With respect to the process due Plaintiff in connection with his disciplinary hearing, when a plaintiff brings an action under § 1983 for procedural due process violations, he must show that the state deprived him of a constitutionally protected interest in "life, liberty, or property" without due process of law. Zinermon v. Burch, 494 U.S. 113, 125 (1990). An inmate has a due process liberty interest in being in the general prison population only if the conditions of his or her confinement impose "atypical and significant hardship...in relation to the ordinary incidents of prison life." Sandin v. Conner, 515 U.S. 472, 484 (1995). The Seventh Circuit Court of Appeals has adopted an extremely stringent interpretation of Sandin. In this Circuit, a prisoner in disciplinary segregation at a state prison has a liberty interest in remaining in the general prison population only if the conditions under which he or she is confined are substantially more restrictive than administrative segregation at the most secure prison in that state.
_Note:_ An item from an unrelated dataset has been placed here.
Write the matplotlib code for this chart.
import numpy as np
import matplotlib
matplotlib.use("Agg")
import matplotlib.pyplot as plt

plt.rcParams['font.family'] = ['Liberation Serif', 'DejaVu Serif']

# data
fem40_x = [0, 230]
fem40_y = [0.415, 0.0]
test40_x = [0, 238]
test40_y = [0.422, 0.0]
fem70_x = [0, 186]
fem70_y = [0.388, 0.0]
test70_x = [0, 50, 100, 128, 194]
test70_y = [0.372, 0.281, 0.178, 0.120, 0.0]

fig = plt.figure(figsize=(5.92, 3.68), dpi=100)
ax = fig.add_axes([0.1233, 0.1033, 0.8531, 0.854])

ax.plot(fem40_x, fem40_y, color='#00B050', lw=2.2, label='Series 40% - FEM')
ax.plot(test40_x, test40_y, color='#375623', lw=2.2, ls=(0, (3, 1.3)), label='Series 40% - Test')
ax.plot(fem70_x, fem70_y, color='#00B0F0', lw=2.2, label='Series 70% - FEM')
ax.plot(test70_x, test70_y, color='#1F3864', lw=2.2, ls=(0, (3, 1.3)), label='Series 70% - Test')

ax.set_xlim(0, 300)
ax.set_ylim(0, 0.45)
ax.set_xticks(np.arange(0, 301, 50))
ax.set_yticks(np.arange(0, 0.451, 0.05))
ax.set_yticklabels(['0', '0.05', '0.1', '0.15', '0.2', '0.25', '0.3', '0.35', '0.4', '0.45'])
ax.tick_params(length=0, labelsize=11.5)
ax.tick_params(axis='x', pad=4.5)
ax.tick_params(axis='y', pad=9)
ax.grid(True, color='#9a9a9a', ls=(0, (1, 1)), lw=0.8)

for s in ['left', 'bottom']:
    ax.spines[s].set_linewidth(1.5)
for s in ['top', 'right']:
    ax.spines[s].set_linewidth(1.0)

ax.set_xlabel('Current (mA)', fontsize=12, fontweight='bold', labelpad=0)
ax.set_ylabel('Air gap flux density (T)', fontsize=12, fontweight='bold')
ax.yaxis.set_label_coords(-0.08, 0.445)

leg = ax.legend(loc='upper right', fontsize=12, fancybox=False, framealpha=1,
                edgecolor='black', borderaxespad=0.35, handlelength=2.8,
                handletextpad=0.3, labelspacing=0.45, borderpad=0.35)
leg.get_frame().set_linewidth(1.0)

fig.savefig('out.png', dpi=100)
Wagner v. Hanks, 128 F.3d 1173, 1175 (7th Cir. 1997). If the inmate is housed at the most restrictive prison in the state, he or she must show that disciplinary segregation there is substantially more restrictive than administrative segregation at that prison. Id. In the view of the Seventh Circuit Court of Appeals, after Sandin "the right to litigate disciplinary confinements has become vanishingly small." Id. Indeed, "when the entire sanction is confinement in disciplinary segregation for a period that does not exceed the remaining term of the prisoner's incarceration, it is difficult to see how after Sandin it can be made the basis of a suit complaining about a deprivation of liberty." Id.
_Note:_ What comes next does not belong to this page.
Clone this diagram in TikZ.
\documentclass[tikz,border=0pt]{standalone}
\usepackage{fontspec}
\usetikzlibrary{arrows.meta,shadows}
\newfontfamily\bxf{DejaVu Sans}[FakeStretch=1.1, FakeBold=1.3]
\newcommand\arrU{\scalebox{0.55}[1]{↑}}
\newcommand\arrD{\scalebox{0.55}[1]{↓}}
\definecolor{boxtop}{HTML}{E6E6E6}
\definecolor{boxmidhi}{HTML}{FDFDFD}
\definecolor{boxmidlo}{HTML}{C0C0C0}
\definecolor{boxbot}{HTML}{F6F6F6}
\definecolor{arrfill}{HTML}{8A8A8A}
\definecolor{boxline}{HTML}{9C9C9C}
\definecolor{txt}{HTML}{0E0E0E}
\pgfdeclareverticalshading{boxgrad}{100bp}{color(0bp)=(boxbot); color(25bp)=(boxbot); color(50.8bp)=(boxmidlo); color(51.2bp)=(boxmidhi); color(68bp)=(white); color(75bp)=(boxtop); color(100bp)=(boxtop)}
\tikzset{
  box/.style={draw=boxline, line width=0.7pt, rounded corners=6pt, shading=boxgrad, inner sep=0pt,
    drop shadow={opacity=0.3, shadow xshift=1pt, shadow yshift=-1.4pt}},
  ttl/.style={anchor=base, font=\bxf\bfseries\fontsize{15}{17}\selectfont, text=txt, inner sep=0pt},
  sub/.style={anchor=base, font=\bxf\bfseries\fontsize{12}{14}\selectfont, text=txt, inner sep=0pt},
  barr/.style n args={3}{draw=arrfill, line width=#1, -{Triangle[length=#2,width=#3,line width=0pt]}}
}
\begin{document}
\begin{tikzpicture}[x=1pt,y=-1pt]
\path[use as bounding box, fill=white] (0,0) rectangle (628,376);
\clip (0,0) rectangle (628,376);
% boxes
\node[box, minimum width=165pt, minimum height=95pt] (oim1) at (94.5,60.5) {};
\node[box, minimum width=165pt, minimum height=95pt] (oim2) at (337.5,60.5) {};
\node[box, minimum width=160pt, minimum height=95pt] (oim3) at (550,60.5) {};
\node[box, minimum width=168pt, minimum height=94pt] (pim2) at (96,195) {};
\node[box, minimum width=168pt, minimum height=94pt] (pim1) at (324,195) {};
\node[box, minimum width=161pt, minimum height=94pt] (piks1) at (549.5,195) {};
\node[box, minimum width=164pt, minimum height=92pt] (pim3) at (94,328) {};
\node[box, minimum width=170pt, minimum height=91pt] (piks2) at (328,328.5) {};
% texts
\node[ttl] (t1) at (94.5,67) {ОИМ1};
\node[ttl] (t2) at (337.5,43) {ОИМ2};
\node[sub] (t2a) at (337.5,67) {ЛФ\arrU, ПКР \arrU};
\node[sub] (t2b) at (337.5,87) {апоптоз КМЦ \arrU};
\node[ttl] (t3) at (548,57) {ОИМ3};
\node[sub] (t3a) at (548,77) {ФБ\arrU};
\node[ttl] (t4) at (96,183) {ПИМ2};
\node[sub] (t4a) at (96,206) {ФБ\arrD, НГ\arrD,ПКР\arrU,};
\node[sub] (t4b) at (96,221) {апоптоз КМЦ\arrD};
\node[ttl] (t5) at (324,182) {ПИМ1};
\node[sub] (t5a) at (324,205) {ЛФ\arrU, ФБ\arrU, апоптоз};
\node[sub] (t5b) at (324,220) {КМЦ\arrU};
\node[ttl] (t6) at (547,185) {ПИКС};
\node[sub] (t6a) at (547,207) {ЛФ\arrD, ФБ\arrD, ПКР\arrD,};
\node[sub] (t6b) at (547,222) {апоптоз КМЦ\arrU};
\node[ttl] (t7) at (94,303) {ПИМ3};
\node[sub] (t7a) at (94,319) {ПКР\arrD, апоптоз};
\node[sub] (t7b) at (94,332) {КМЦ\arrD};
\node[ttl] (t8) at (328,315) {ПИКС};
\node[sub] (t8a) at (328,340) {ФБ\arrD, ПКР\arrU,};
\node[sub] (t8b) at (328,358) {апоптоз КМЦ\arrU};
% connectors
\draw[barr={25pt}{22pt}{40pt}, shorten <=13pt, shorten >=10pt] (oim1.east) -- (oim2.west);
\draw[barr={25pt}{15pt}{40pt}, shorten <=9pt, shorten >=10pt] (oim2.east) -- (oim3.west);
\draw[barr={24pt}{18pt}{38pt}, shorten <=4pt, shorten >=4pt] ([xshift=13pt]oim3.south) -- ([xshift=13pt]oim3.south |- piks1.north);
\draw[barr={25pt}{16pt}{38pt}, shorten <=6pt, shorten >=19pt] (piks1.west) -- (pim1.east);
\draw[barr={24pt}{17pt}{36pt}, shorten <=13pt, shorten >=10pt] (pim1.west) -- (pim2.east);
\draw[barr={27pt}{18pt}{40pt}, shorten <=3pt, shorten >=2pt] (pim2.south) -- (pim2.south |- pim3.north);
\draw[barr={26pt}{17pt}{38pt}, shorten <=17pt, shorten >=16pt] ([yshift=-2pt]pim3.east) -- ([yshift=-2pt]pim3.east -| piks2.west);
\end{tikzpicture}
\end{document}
In the case currently before the Court, Plaintiff was sent to disciplinary segregation for 6 months; placed on C-grade for 6 months; and placed on commissary restriction for 6 months. Nothing in the complaint or exhibits suggests that the conditions that he had to endure while in disciplinary segregation were substantially more restrictive than administrative segregation in the most secure prison in the State of Illinois. Therefore, Plaintiff's due process claim is without merit.
A loss of good conduct credit, however, does implicate a liberty interest because such a loss potentially affects the length of Plaintiff's sentence. In this case, Plaintiff appears to claim that he "lost" good conduct credit because the Defendants withheld (or delayed) a restoration of good conduct credit that had already been approved. In the usual case, the proper method for challenging the loss of good time credit is habeas corpus, but only after Plaintiff has exhausted his remedies through the Illinois state courts. See, e.g., Heck v. Humphrey, 512 U.S. 477, 480-81 (1994). But this is not the usual case. Plaintiff is currently released on parole and it does not appear that a decision in Plaintiff's favor on his § 1983 Due Process claim would necessarily shorten his custody. See Simpson v. Nickel, 450 F.3 303, 307 (7th Cir. 2006) (holding that Heck has no application when collateral review is unavailable, either because the plaintiff's custody has expired or because he was never "in custody" as a result of the contested action). At this point, the Court cannot conclude that Plaintiff's Due Process claim concerning his good conduct credits should be dismissed pursuant to § 1915A.
D. Conditions of confinement (Eighth Amendment)
The Eighth Amendment prohibiting cruel and unusual punishment is applicable to the states through the Fourteenth Amendment. As the Supreme Court noted in Rhodes v. Chapman, 452 U.S. 337, 346 (1981), the amendment reaches beyond barbarous physical punishment to prohibit the unnecessary and wanton infliction of pain and punishment grossly disproportionate to the severity of the crime .Id., (quoting Gregg v. Georgia, 428 U.S. 153, 173 (1976)). The Constitution also prohibits punishment that is totally without penological justification. Gregg, 428 U.S. at 183.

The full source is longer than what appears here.